Today, that means furthering The Dream, also known as Charlie’s ambition to be bigger than The Beatles. He’s mastered the basic definition of a demo—the next step is to record one, and Ken’s money makes that possible. The producer puts Charlie in touch with Rue Fisher, a sound engineer, who meets them in an open barn. While the girls, Emma included, celebrate the beautiful day, Fisher just looks baffled by all of the hay bales. (“It’s just that we’re gonna pick up a lot of ambient sound…”)
Shafe tells Hodiak that he spotted Emma at the compound, so Hodiak heads out there with Grace. But the girls are off singing in a barn, and no one is giving them up. While Hodiak hits Kovic on the mustache with Emma’s photo, Grace asks a girl if her parents know she’s here. The girl says that her mom gave her permission and then wraps Grace in an unwanted hug. Everything about 1967 is suddenly too much for Grace, which is how Hodiak feels every day. The two commiserate over their missing kids and then have sex. I’m glad we didn’t waste any time acting like that wasn’t going to happen.
Hodiak’s search for Walt isn’t going well, even after Opal shows up at the precinct with a letter from their son. Opal admits to using her diabetes to get Walt out of Vietnam, but she claims not to know where he’s gone. Hodiak still believes that he’d fight if he were Walt’s age. “What do you think is over there?” Opal asks. “The sequel to World War II, your glory days?” Hodiak might not be convinced, but when the military comes calling, he tells them that he and Opal don’t talk.

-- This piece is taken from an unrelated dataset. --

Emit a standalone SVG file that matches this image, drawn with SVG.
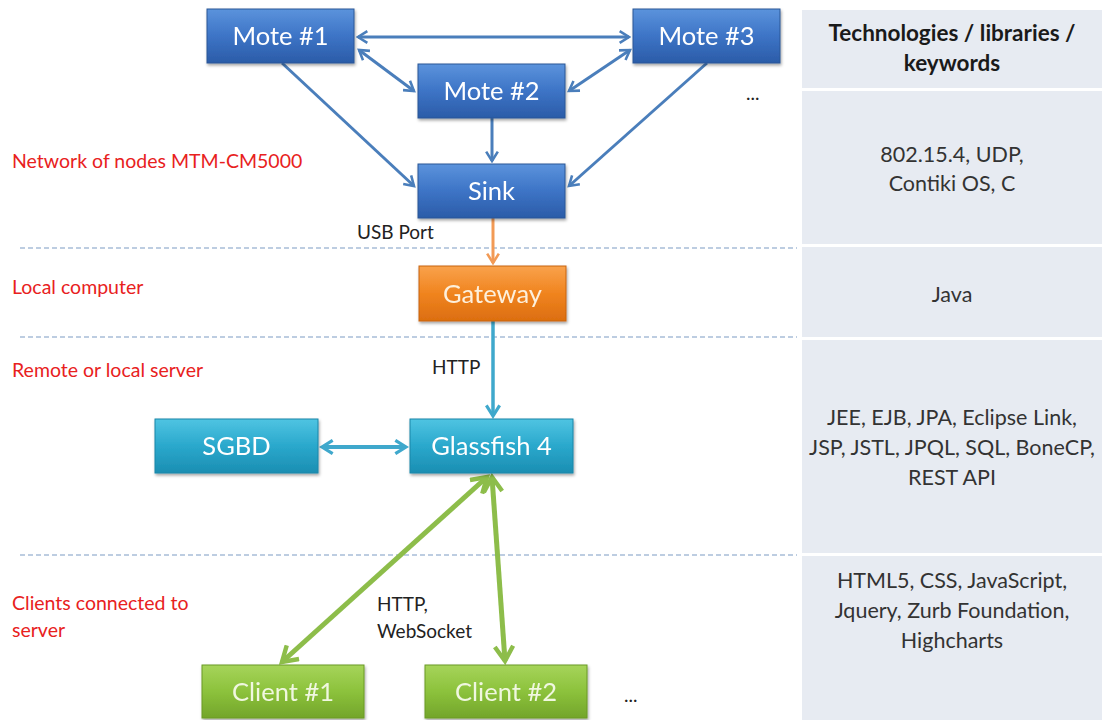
<svg xmlns="http://www.w3.org/2000/svg" width="1102" height="720" viewBox="0 0 1102 720">
<defs>
<linearGradient id="gBlue" x1="0" y1="0" x2="0" y2="1"><stop offset="0" stop-color="#5b93dc"/><stop offset="0.5" stop-color="#3d74c6"/><stop offset="1" stop-color="#2b5ca8"/></linearGradient>
<linearGradient id="gOrange" x1="0" y1="0" x2="0" y2="1"><stop offset="0" stop-color="#f9a24c"/><stop offset="0.5" stop-color="#f0841f"/><stop offset="1" stop-color="#dc6e10"/></linearGradient>
<linearGradient id="gCyan" x1="0" y1="0" x2="0" y2="1"><stop offset="0" stop-color="#4fc4e2"/><stop offset="0.5" stop-color="#2aa8cc"/><stop offset="1" stop-color="#1b8eb2"/></linearGradient>
<linearGradient id="gGreen" x1="0" y1="0" x2="0" y2="1"><stop offset="0" stop-color="#a6d45a"/><stop offset="0.5" stop-color="#8cc23c"/><stop offset="1" stop-color="#73a52a"/></linearGradient>
<filter id="sh" x="-10%" y="-10%" width="125%" height="140%"><feDropShadow dx="1" dy="2" stdDeviation="1.5" flood-color="#000" flood-opacity="0.35"/></filter>
<marker id="aBlue" viewBox="0 0 12 12" refX="10" refY="6" markerWidth="14" markerHeight="14" markerUnits="userSpaceOnUse" orient="auto-start-reverse"><path d="M2,1 L10,6 L2,11" fill="none" stroke="#4a7ebb" stroke-width="2.2"/></marker>
<marker id="aOrange" viewBox="0 0 12 12" refX="10" refY="6" markerWidth="14" markerHeight="14" markerUnits="userSpaceOnUse" orient="auto-start-reverse"><path d="M2,1 L10,6 L2,11" fill="none" stroke="#f29a55" stroke-width="2.2"/></marker>
<marker id="aCyan" viewBox="0 0 12 12" refX="10" refY="6" markerWidth="16" markerHeight="16" markerUnits="userSpaceOnUse" orient="auto-start-reverse"><path d="M2,1 L10,6 L2,11" fill="none" stroke="#3fa8cc" stroke-width="2.4"/></marker>
<marker id="aGreen" viewBox="0 0 12 12" refX="10" refY="6" markerWidth="22" markerHeight="22" markerUnits="userSpaceOnUse" orient="auto-start-reverse"><path d="M2,1 L10,6 L2,11" fill="none" stroke="#8dbd4a" stroke-width="2.4"/></marker>
<style>
.box{stroke-width:1}
.blue{fill:url(#gBlue);stroke:#2a5696}
.orange{fill:url(#gOrange);stroke:#c8650f}
.cyan{fill:url(#gCyan);stroke:#1a86a8}
.green{fill:url(#gGreen);stroke:#6a9a26}
.bt{font-family:Lato,"Open Sans",sans-serif;font-size:25.5px;fill:#ffffff;text-anchor:middle}
.ct{font-family:Lato,"Open Sans",sans-serif;font-size:25.5px;fill:#f0f7e0;text-anchor:middle}
.lbl{font-family:Lato,"Open Sans",sans-serif;font-size:19.5px;fill:#e8211d}
.sm{font-family:Lato,"Open Sans",sans-serif;font-size:19px;fill:#222}
.pt{font-family:Lato,"Open Sans",sans-serif;font-size:21.5px;fill:#333;text-anchor:middle}
.ph{font-family:Lato,"Open Sans",sans-serif;font-size:22.5px;font-weight:bold;fill:#1a1a1a;text-anchor:middle}
.row{fill:#e7ebf2}
.dash{stroke:#7d9cc4;stroke-width:1.2;stroke-dasharray:5 3;fill:none}
.cb{stroke:#4a7ebb;stroke-width:3;fill:none}
</style>
</defs>
<rect width="1102" height="720" fill="#ffffff"/>
<g id="panel">
<rect class="row" x="802" y="10" width="300" height="78"/>
<rect class="row" x="802" y="91" width="300" height="153"/>
<rect class="row" x="802" y="247" width="300" height="90"/>
<rect class="row" x="802" y="340" width="300" height="213"/>
<rect class="row" x="802" y="556" width="300" height="164"/>
<text class="ph" x="952" y="41">Technologies / libraries /</text>
<text class="ph" x="952" y="71">keywords</text>
<text class="pt" x="952" y="162">802.15.4, UDP,</text>
<text class="pt" x="952" y="191">Contiki OS, C</text>
<text class="pt" x="952" y="302">Java</text>
<text class="pt" x="952" y="425">JEE, EJB, JPA, Eclipse Link,</text>
<text class="pt" x="952" y="455">JSP, JSTL, JPQL, SQL, BoneCP,</text>
<text class="pt" x="952" y="485">REST API</text>
<text class="pt" x="952" y="588">HTML5, CSS, JavaScript,</text>
<text class="pt" x="952" y="618">Jquery, Zurb Foundation,</text>
<text class="pt" x="952" y="648">Highcharts</text>
</g>
<g id="separators">
<line class="dash" x1="20" y1="248" x2="797" y2="248"/>
<line class="dash" x1="20" y1="337" x2="797" y2="337"/>
<line class="dash" x1="20" y1="555" x2="797" y2="555"/>
</g>
<g id="labels">
<text class="lbl" x="12" y="168">Network of nodes MTM-CM5000</text>
<text class="lbl" x="12" y="294">Local computer</text>
<text class="lbl" x="12" y="377">Remote or local server</text>
<text class="lbl" x="12" y="610">Clients connected to</text>
<text class="lbl" x="12" y="637">server</text>
<text class="sm" x="357" y="239">USB Port</text>
<text class="sm" x="432" y="374">HTTP</text>
<text class="sm" x="377" y="611">HTTP,</text>
<text class="sm" x="377" y="638">WebSocket</text>
<text class="sm" x="746" y="100">...</text>
<text class="sm" x="624" y="702">...</text>
</g>
<g id="connectors">
<line class="cb" x1="358" y1="37" x2="629" y2="37" marker-start="url(#aBlue)" marker-end="url(#aBlue)"/>
<line class="cb" x1="359" y1="50" x2="414" y2="91" marker-start="url(#aBlue)" marker-end="url(#aBlue)"/>
<line class="cb" x1="630" y1="50" x2="569" y2="91" marker-start="url(#aBlue)" marker-end="url(#aBlue)"/>
<line class="cb" x1="282" y1="63" x2="414" y2="186" marker-end="url(#aBlue)"/>
<line class="cb" x1="707" y1="63" x2="569" y2="186" marker-end="url(#aBlue)"/>
<line class="cb" x1="492" y1="118" x2="492" y2="161" marker-end="url(#aBlue)"/>
<line x1="493" y1="218" x2="493" y2="263" stroke="#f29a55" stroke-width="3" marker-end="url(#aOrange)"/>
<line x1="493" y1="321" x2="493" y2="416" stroke="#3fa8cc" stroke-width="3.5" marker-end="url(#aCyan)"/>
<line x1="322" y1="447" x2="406" y2="447" stroke="#3fa8cc" stroke-width="4" marker-start="url(#aCyan)" marker-end="url(#aCyan)"/>
<line x1="487" y1="477" x2="282" y2="662" stroke="#8dbd4a" stroke-width="5" marker-start="url(#aGreen)" marker-end="url(#aGreen)"/>
<line x1="492" y1="477" x2="505" y2="661" stroke="#8dbd4a" stroke-width="5" marker-start="url(#aGreen)" marker-end="url(#aGreen)"/>
</g>
<g id="mote1" filter="url(#sh)"><rect class="box blue" x="207" y="9" width="147" height="54"/><text class="bt" x="280.5" y="45">Mote #1</text></g>
<g id="mote2" filter="url(#sh)"><rect class="box blue" x="418" y="64" width="147" height="54"/><text class="bt" x="491.5" y="100">Mote #2</text></g>
<g id="mote3" filter="url(#sh)"><rect class="box blue" x="633" y="9" width="147" height="54"/><text class="bt" x="706.5" y="45">Mote #3</text></g>
<g id="sink" filter="url(#sh)"><rect class="box blue" x="418" y="164" width="147" height="54"/><text class="bt" x="491.5" y="200">Sink</text></g>
<g id="gateway" filter="url(#sh)"><rect class="box orange" x="419" y="266" width="147" height="55"/><text class="bt" x="492.5" y="303" style="fill:#fdf0dc">Gateway</text></g>
<g id="sgbd" filter="url(#sh)"><rect class="box cyan" x="155" y="419" width="163" height="54"/><text class="bt" x="236.5" y="455">SGBD</text></g>
<g id="glassfish" filter="url(#sh)"><rect class="box cyan" x="410" y="419" width="163" height="54"/><text class="bt" x="491.5" y="455">Glassfish 4</text></g>
<g id="client1" filter="url(#sh)"><rect class="box green" x="202" y="665" width="162" height="53"/><text class="ct" x="283" y="701">Client #1</text></g>
<g id="client2" filter="url(#sh)"><rect class="box green" x="425" y="665" width="162" height="53"/><text class="ct" x="506" y="701">Client #2</text></g>
</svg>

Word of Hodiak and Grace’s visit to the compound gets back to Charlie, who deals with the threat by—what else?—pimping out Emma and Sadie. He brings the girls to Fisher’s house and tells the sound engineer that they’re his for as long as he wants them. Emma and Sadie reluctantly take Fisher’s hands and lead him upstairs. Then, just to rub it all in, Charlie calls Ken. He wants him to hear the demo. Grace takes the phone and listens as Charlie holds the phone to his tape player, taunting her. It isn’t even a good song.